__Exercise aim__. Look for the line containing "Give me the D3.js source for this chart." and the line containing "0.788, 0.867, 0.87];"; retype them and all lines between, exactly, and leave out the pictures.

═════ Extracted records ═════

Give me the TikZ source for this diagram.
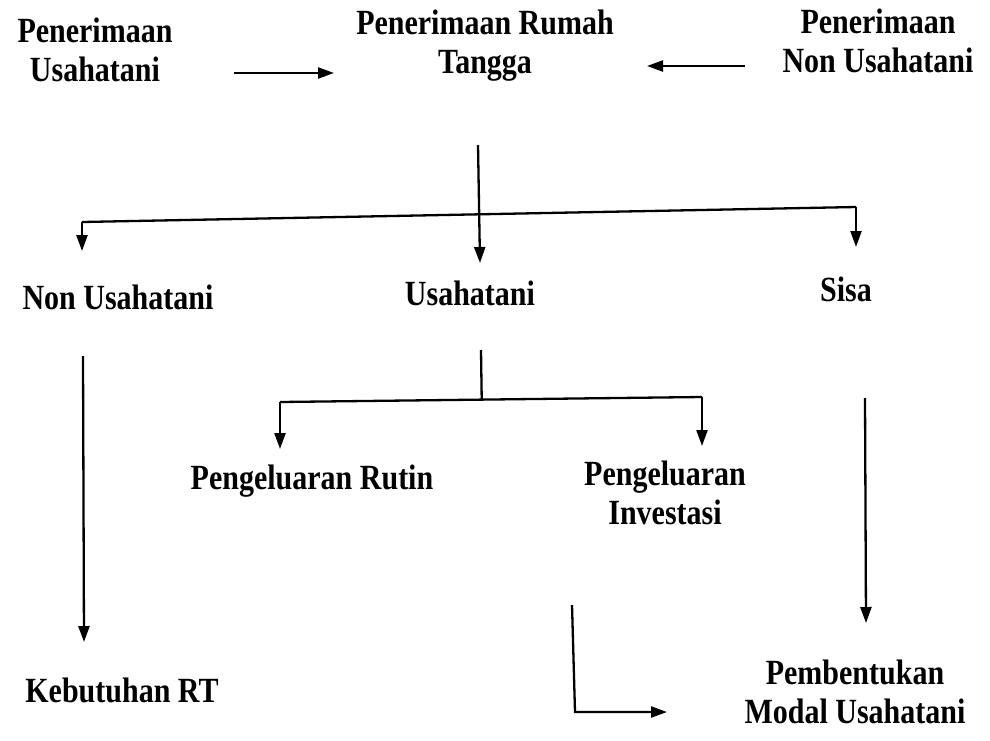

═════
═════ Extracted records ═════

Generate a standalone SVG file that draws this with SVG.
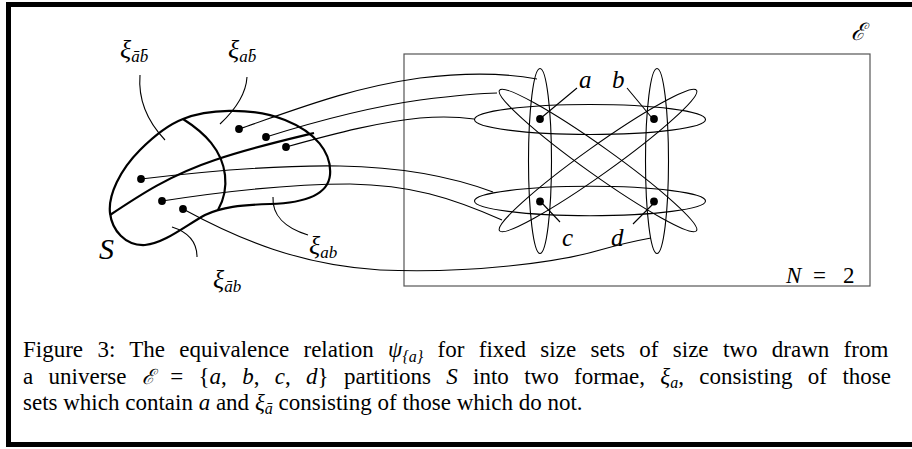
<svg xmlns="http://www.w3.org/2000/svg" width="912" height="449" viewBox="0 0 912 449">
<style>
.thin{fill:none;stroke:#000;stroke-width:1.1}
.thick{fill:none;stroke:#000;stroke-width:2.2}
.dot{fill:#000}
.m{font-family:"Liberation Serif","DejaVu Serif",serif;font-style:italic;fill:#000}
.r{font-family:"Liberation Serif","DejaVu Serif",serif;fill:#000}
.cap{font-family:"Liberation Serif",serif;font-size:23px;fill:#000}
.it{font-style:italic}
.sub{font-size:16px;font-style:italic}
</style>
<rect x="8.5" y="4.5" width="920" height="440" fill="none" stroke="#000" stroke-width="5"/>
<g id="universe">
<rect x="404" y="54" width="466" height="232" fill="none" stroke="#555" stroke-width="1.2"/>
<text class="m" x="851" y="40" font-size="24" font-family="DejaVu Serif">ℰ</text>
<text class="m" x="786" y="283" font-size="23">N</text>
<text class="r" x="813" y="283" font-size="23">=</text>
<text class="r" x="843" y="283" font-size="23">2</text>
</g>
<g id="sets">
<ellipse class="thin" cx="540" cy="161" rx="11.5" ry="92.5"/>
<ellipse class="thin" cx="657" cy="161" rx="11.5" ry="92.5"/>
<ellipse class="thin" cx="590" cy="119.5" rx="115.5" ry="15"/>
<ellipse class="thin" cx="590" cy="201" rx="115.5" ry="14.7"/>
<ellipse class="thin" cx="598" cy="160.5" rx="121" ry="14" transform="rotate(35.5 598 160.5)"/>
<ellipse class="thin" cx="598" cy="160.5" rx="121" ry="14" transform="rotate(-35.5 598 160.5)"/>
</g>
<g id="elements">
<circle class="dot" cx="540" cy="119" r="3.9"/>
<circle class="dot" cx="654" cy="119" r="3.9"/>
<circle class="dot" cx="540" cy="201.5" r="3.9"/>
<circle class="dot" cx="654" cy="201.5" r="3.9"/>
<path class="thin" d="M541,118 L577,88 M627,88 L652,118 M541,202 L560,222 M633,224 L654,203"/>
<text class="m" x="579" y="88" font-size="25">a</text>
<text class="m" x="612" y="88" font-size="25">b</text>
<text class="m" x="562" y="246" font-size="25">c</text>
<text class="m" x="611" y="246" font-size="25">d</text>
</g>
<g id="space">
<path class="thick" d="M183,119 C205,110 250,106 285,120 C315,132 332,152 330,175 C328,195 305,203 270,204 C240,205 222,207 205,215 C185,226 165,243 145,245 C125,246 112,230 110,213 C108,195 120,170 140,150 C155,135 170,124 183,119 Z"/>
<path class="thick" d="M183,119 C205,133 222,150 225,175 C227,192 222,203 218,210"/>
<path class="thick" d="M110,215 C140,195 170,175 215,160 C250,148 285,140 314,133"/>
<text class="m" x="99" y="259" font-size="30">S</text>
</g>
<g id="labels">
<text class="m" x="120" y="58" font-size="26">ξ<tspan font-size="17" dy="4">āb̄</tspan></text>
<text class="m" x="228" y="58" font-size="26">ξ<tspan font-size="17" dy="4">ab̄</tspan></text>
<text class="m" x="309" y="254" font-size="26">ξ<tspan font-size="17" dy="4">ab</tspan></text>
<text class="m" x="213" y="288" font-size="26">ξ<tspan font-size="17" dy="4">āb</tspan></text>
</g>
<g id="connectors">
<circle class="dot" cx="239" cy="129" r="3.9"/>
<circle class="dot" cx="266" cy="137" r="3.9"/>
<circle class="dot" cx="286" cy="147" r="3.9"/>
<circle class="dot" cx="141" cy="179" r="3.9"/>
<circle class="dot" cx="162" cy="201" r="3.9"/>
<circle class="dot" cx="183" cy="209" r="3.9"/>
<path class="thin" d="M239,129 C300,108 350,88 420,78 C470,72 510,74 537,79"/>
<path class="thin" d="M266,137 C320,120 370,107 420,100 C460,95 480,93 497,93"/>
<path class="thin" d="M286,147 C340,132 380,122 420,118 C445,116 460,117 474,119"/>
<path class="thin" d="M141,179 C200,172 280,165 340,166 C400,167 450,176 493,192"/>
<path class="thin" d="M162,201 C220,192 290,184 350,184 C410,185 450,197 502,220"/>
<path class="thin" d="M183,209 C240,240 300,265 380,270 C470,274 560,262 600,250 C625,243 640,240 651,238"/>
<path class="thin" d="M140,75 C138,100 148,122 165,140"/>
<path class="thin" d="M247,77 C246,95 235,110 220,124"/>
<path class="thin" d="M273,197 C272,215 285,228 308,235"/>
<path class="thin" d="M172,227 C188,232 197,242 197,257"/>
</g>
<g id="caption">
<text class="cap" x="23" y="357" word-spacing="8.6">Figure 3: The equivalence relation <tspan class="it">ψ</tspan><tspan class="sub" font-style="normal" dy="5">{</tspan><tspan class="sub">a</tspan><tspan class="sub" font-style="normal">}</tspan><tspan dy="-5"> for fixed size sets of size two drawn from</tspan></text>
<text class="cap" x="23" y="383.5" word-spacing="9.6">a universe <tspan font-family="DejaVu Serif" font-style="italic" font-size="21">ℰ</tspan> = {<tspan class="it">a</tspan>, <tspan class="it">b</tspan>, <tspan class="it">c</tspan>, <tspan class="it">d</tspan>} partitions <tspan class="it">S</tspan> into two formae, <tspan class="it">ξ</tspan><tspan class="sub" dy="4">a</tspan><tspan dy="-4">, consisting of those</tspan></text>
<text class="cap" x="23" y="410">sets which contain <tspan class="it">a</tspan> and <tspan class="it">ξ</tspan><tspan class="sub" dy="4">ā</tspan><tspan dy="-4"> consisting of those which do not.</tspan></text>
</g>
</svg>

═════
═════ Extracted records ═════

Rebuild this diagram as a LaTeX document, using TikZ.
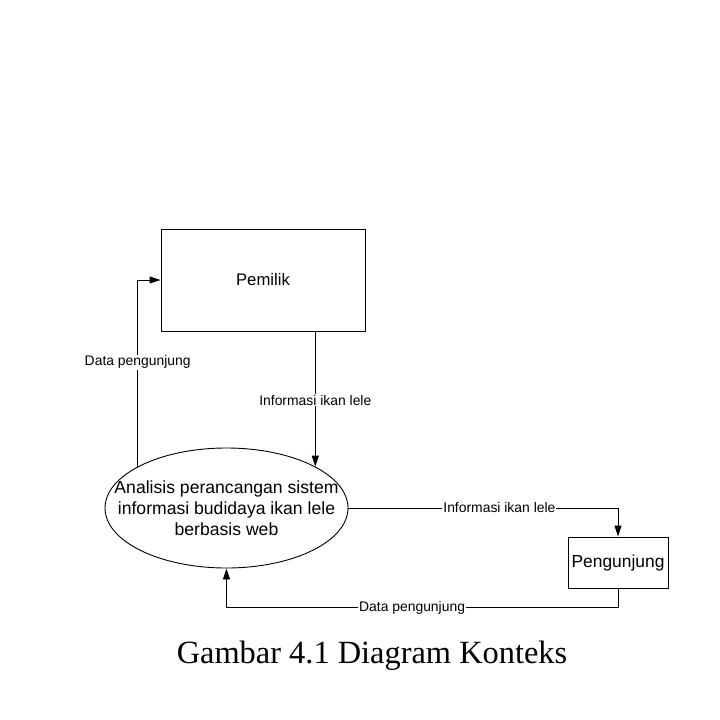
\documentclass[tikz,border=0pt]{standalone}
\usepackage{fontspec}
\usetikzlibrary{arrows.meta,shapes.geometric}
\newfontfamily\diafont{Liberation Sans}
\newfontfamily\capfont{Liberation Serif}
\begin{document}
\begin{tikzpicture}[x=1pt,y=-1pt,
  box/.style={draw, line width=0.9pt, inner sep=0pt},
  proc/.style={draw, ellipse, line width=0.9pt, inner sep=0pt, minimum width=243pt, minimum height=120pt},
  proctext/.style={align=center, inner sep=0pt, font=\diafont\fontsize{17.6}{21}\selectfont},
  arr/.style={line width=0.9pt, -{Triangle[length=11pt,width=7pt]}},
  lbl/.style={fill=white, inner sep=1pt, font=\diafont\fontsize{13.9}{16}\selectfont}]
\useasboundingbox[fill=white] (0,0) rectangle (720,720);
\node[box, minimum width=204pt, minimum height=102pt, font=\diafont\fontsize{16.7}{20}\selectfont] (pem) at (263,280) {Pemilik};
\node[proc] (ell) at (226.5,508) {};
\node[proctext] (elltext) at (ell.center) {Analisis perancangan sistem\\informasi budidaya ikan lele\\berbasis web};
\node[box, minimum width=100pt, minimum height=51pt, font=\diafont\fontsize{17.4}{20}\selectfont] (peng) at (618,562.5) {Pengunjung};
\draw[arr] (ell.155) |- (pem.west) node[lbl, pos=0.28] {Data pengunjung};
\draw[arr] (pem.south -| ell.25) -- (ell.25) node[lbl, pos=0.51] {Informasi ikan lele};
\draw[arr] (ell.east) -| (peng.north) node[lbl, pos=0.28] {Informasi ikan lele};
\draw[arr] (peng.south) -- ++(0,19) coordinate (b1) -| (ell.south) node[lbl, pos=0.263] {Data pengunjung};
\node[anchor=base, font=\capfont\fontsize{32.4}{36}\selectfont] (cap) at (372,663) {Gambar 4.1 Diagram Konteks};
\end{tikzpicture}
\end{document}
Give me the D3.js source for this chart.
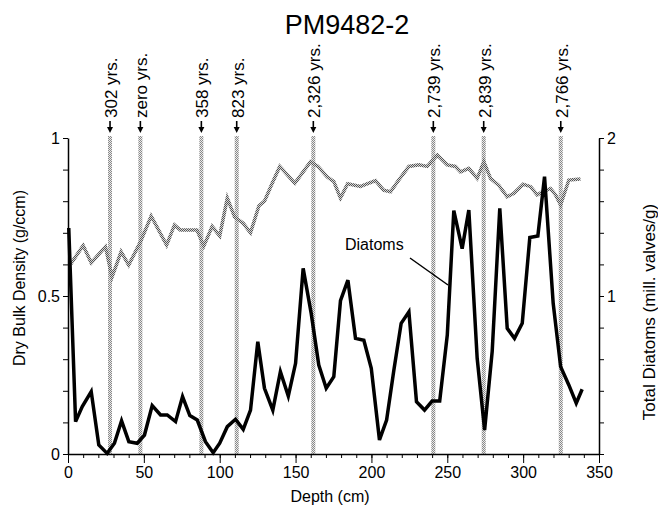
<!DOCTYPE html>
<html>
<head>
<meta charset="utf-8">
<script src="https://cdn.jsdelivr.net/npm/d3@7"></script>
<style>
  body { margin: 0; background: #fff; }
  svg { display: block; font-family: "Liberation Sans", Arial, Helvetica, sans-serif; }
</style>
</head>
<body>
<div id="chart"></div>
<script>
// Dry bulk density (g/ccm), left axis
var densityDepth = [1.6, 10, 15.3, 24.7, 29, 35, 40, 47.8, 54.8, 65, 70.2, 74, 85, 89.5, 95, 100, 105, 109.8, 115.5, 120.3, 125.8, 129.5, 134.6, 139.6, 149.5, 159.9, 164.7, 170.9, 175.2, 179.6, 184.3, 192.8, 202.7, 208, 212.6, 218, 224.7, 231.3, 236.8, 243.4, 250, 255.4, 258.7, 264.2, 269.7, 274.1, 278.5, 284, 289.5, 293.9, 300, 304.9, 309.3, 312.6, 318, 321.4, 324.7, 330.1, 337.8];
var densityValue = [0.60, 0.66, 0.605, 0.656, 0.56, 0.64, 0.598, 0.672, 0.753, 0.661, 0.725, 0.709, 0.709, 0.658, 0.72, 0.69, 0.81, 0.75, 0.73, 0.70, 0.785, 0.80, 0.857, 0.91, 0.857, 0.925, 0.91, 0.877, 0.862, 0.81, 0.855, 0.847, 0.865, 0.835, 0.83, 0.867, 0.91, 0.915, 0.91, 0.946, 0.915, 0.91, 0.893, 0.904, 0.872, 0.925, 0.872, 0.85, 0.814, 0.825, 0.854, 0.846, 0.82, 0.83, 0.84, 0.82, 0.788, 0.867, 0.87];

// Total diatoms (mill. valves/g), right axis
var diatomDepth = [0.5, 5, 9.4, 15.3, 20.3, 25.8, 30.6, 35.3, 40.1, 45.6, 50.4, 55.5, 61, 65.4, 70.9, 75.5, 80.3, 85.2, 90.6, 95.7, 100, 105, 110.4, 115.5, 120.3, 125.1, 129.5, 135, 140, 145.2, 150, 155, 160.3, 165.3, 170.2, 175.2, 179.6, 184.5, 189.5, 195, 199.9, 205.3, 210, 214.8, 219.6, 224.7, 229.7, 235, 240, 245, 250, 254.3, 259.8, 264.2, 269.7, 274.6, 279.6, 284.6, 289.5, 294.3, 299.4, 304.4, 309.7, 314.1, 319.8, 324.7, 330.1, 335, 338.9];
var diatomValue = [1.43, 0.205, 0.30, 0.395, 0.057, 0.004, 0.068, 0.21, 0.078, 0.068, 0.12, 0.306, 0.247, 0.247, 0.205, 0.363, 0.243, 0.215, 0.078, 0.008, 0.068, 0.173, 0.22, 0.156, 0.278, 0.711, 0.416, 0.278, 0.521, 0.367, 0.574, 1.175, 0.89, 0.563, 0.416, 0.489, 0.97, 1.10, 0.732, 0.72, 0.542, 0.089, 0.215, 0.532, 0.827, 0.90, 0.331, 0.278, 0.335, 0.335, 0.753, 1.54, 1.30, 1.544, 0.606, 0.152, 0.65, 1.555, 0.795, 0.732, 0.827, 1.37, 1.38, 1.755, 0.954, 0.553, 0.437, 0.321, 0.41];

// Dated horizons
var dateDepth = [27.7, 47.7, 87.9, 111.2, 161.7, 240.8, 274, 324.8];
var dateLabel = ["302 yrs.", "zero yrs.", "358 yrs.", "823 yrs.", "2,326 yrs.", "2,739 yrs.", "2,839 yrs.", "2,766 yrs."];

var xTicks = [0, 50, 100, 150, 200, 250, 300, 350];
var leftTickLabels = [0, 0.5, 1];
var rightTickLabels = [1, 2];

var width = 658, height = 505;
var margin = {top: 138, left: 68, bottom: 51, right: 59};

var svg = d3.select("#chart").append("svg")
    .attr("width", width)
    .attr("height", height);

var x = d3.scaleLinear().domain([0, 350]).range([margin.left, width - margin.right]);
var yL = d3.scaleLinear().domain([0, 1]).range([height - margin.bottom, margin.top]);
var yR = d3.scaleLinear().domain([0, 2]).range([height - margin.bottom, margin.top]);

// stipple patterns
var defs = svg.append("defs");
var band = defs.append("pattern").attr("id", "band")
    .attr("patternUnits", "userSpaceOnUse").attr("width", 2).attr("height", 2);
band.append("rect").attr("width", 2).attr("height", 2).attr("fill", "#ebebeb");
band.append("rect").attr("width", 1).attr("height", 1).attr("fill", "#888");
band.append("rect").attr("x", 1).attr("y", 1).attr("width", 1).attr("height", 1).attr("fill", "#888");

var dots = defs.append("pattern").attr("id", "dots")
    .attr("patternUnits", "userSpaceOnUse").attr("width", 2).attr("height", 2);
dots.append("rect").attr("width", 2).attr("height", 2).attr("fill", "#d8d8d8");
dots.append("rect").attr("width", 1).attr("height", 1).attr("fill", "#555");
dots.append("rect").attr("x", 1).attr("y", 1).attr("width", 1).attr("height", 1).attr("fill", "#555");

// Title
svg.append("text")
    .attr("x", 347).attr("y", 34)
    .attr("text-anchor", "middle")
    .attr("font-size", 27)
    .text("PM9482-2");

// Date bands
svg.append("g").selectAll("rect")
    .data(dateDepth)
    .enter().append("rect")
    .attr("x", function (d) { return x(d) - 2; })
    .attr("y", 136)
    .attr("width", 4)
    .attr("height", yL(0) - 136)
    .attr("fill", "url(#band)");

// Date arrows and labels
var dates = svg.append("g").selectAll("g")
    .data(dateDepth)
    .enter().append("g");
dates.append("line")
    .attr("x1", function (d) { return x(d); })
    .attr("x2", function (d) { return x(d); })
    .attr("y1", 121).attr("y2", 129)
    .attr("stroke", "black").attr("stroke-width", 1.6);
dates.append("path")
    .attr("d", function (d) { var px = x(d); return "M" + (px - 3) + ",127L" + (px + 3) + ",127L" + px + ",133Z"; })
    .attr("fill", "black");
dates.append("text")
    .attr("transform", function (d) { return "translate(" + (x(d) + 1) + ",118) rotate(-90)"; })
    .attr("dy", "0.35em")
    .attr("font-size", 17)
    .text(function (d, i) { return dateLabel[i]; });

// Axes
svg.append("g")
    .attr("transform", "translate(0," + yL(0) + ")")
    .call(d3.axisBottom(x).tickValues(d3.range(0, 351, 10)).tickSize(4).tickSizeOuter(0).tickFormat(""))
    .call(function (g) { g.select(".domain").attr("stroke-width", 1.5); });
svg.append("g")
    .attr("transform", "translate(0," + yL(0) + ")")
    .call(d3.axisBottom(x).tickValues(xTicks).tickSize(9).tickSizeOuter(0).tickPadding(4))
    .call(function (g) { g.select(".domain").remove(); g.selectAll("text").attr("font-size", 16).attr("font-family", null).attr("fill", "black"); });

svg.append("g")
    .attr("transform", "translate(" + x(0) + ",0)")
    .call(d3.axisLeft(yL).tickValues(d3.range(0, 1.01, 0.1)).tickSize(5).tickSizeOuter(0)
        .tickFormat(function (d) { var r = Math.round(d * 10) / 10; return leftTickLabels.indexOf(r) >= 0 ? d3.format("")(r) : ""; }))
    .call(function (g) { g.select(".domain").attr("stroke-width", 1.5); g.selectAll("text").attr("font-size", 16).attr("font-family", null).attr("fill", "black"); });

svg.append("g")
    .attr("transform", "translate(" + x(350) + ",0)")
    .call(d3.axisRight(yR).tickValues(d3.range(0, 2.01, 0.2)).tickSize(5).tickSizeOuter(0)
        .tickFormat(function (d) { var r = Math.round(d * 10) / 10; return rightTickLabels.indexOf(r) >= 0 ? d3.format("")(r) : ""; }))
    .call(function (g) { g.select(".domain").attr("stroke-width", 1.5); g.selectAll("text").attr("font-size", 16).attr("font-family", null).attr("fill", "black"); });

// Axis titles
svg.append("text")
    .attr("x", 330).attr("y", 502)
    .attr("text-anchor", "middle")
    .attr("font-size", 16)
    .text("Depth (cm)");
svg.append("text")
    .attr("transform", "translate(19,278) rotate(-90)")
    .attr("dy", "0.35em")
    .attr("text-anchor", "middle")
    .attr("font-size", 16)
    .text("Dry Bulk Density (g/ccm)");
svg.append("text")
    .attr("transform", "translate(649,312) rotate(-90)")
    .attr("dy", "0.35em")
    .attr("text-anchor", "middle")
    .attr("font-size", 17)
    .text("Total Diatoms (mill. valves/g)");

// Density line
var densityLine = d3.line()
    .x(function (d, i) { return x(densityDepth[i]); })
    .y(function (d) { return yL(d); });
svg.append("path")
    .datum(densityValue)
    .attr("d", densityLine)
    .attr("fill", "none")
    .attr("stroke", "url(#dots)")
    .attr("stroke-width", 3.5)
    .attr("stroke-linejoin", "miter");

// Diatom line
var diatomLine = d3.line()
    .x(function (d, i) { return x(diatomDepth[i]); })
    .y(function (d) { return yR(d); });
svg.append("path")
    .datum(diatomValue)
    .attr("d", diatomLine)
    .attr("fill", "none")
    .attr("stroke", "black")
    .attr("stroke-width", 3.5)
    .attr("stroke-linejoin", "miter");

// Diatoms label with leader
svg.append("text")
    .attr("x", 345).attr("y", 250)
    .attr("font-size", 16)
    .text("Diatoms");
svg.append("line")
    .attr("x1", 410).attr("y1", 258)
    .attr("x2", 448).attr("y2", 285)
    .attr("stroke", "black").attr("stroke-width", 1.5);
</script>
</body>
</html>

═════

__Task result__.
Give me the D3.js source for this chart.
<!DOCTYPE html>
<html>
<head>
<meta charset="utf-8">
<script src="https://cdn.jsdelivr.net/npm/d3@7"></script>
<style>
  body { margin: 0; background: #fff; }
  svg { display: block; font-family: "Liberation Sans", Arial, Helvetica, sans-serif; }
</style>
</head>
<body>
<div id="chart"></div>
<script>
// Dry bulk density (g/ccm), left axis
var densityDepth = [1.6, 10, 15.3, 24.7, 29, 35, 40, 47.8, 54.8, 65, 70.2, 74, 85, 89.5, 95, 100, 105, 109.8, 115.5, 120.3, 125.8, 129.5, 134.6, 139.6, 149.5, 159.9, 164.7, 170.9, 175.2, 179.6, 184.3, 192.8, 202.7, 208, 212.6, 218, 224.7, 231.3, 236.8, 243.4, 250, 255.4, 258.7, 264.2, 269.7, 274.1, 278.5, 284, 289.5, 293.9, 300, 304.9, 309.3, 312.6, 318, 321.4, 324.7, 330.1, 337.8];
var densityValue = [0.60, 0.66, 0.605, 0.656, 0.56, 0.64, 0.598, 0.672, 0.753, 0.661, 0.725, 0.709, 0.709, 0.658, 0.72, 0.69, 0.81, 0.75, 0.73, 0.70, 0.785, 0.80, 0.857, 0.91, 0.857, 0.925, 0.91, 0.877, 0.862, 0.81, 0.855, 0.847, 0.865, 0.835, 0.83, 0.867, 0.91, 0.915, 0.91, 0.946, 0.915, 0.91, 0.893, 0.904, 0.872, 0.925, 0.872, 0.85, 0.814, 0.825, 0.854, 0.846, 0.82, 0.83, 0.84, 0.82, 0.788, 0.867, 0.87];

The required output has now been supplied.